One prime beneficiary of this trend has been Chelsea’s David Luiz, whose infamous lapses in concentration and judgement, not to mention flights of fancy, would have made him expendable several times over in the past. These days, due to his world-class technical abilities, his vision and skill, his creativity — (ed.note: and at times some strong defensive play as well!) — he continues to be employed at the highest levels of the professional game and at some of its best teams.
It wasn’t always like that for him. He wasn’t always appreciated for what he brought to the table as much as derided for what he didn’t. But the game reached this evolutionary turn at just the right time for him.

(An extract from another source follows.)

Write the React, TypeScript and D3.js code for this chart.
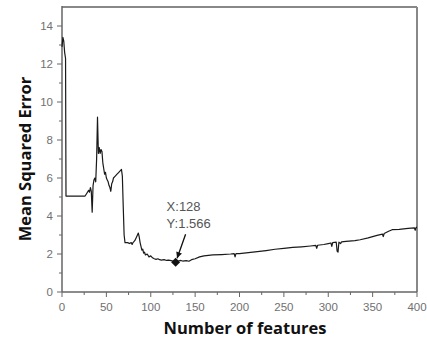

“I love that, it’s the evolution of football. I remember when I started, nobody wanted me to play the ball out from the back. Everybody wanted me to kick the ball long. It depended on the style of the coach, but now everybody understands.
“The top six in the league in England, which has four teams in the European finals, they are all teams who play the ball out from the back, play a possession game, try to create. Football is all about gaining time: if you put the ball up in the air, you’re going to lose time. That’s why we try to build from the back, to give the players with the talent the time to receive the ball between the lines, and make the difference.”
This paradigm shift, and the arrival of one its most idealistic champions in Maurizio Sarri last summer, has directly enabled David Luiz to not only reboot his Chelsea career, but sign on for two more years at the age of 32. In the Abramovich Era, this is literally unprecedented. 32 years old and still going strong. Sarri, wasn’t too keen on David Luiz staying at Chelsea at first, but after seeing him in training, the new head coach changed his mind after just three days! It’s no wonder David spent most of the season praising Sarri and Sarri-ball! Now he hopes to continue just like that, learning and improving along the way.
“I just try to learn every single day. That’s what prolongs our working life, wanting to learn something every single day. In my job, your job, we try to learn we improve ourselves. Life is moving that way. All the kids now in all their different jobs, they are quicker than us, more creative, speedier at understanding things. It’s up to us to realise that.”
-David Luiz; source: Telegraph
Football is constantly evolving, and players have to adapt accordingly. The evolution may not always be drastic, it may not always involve the same aspects of the game, and it may not even involve completely new ideas. But the one constant is that it is always changing. Teams and coaches are always looking for the next edge, the next advantage, the next big idea.
Ball-playing defenders are a perfect reflection, the zeitgeist of this era of football, and David Luiz, formerly just the clown prince, is now the master of it — or the mad scientist, if you will.